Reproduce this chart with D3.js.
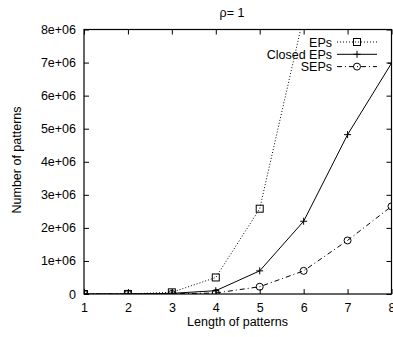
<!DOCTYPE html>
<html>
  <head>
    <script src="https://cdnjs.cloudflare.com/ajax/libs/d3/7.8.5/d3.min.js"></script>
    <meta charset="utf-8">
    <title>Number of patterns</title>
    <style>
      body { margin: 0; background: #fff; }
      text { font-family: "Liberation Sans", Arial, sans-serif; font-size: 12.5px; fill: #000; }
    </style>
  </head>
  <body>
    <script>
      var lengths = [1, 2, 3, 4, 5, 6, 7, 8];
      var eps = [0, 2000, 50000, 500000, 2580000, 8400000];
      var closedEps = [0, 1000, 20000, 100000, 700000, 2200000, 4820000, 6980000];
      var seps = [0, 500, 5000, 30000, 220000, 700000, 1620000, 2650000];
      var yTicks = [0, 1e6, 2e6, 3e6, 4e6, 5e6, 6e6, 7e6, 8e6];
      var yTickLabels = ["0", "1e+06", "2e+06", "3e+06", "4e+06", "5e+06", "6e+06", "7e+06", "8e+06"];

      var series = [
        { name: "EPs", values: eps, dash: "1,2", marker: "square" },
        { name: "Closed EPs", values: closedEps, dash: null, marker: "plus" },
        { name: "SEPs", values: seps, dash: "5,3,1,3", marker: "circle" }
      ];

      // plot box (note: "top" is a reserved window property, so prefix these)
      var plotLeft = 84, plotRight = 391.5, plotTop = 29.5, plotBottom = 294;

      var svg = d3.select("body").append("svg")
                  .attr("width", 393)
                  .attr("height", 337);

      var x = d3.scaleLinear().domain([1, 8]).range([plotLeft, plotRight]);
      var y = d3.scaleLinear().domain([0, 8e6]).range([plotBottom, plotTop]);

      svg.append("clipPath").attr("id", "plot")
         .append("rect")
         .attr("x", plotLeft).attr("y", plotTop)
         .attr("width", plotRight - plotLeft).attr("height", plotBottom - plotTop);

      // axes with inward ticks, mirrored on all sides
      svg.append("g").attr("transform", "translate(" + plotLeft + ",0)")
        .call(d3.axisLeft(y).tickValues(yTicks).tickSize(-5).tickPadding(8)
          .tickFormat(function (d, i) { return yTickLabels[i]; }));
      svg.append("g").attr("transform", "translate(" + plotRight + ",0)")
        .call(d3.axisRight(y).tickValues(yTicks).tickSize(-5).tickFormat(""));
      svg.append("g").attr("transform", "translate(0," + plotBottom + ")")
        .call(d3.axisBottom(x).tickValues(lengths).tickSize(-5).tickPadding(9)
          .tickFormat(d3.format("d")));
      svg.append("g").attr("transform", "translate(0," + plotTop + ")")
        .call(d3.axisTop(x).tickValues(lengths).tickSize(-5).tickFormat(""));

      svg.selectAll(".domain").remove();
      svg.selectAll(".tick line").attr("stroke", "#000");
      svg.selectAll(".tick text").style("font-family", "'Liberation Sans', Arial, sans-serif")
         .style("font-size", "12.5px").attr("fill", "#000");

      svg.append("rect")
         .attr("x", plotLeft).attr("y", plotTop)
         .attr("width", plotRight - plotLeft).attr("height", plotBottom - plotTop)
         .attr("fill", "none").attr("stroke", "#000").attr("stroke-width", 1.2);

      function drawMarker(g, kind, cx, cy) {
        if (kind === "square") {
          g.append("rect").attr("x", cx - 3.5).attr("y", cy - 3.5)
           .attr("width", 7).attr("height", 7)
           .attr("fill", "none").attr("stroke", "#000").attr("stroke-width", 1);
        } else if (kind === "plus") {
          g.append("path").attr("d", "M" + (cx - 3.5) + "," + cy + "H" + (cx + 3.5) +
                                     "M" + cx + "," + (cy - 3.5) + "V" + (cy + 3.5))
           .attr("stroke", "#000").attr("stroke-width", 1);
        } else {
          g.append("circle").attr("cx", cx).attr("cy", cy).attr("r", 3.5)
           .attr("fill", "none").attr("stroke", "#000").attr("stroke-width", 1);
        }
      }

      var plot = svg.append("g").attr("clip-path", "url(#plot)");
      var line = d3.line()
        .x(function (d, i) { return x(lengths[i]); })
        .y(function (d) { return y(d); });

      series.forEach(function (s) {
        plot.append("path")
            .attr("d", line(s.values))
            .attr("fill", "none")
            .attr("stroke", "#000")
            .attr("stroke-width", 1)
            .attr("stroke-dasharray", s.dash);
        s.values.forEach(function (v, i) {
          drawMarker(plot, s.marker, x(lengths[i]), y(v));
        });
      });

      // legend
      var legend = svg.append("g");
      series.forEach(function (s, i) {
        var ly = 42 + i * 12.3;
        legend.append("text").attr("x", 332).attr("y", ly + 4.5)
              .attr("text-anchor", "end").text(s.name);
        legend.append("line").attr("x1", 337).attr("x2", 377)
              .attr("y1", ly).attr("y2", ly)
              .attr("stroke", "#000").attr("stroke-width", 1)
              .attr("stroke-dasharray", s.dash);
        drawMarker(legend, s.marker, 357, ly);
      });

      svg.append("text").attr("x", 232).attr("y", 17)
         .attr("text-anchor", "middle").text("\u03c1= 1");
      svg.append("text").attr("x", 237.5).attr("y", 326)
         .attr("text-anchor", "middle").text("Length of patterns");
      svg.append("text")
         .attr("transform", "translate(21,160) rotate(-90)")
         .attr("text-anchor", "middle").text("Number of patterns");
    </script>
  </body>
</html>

--------------------

> [WHAT THE TASK ASKS]: Please take the lines from the beginning of the data above through the line holding "d3.scaleLinear().domain([0, 8e6]).range([plotBottom, plotTop]);" and transcribe them exactly, without any pictures.

> [RESULT OF THE EXERCISE]:
Reproduce this chart with D3.js.
<!DOCTYPE html>
<html>
  <head>
    <script src="https://cdnjs.cloudflare.com/ajax/libs/d3/7.8.5/d3.min.js"></script>
    <meta charset="utf-8">
    <title>Number of patterns</title>
    <style>
      body { margin: 0; background: #fff; }
      text { font-family: "Liberation Sans", Arial, sans-serif; font-size: 12.5px; fill: #000; }
    </style>
  </head>
  <body>
    <script>
      var lengths = [1, 2, 3, 4, 5, 6, 7, 8];
      var eps = [0, 2000, 50000, 500000, 2580000, 8400000];
      var closedEps = [0, 1000, 20000, 100000, 700000, 2200000, 4820000, 6980000];
      var seps = [0, 500, 5000, 30000, 220000, 700000, 1620000, 2650000];
      var yTicks = [0, 1e6, 2e6, 3e6, 4e6, 5e6, 6e6, 7e6, 8e6];
      var yTickLabels = ["0", "1e+06", "2e+06", "3e+06", "4e+06", "5e+06", "6e+06", "7e+06", "8e+06"];

      var series = [
        { name: "EPs", values: eps, dash: "1,2", marker: "square" },
        { name: "Closed EPs", values: closedEps, dash: null, marker: "plus" },
        { name: "SEPs", values: seps, dash: "5,3,1,3", marker: "circle" }
      ];

      // plot box (note: "top" is a reserved window property, so prefix these)
      var plotLeft = 84, plotRight = 391.5, plotTop = 29.5, plotBottom = 294;

      var svg = d3.select("body").append("svg")
                  .attr("width", 393)
                  .attr("height", 337);

      var x = d3.scaleLinear().domain([1, 8]).range([plotLeft, plotRight]);
      var y = d3.scaleLinear().domain([0, 8e6]).range([plotBottom, plotTop]);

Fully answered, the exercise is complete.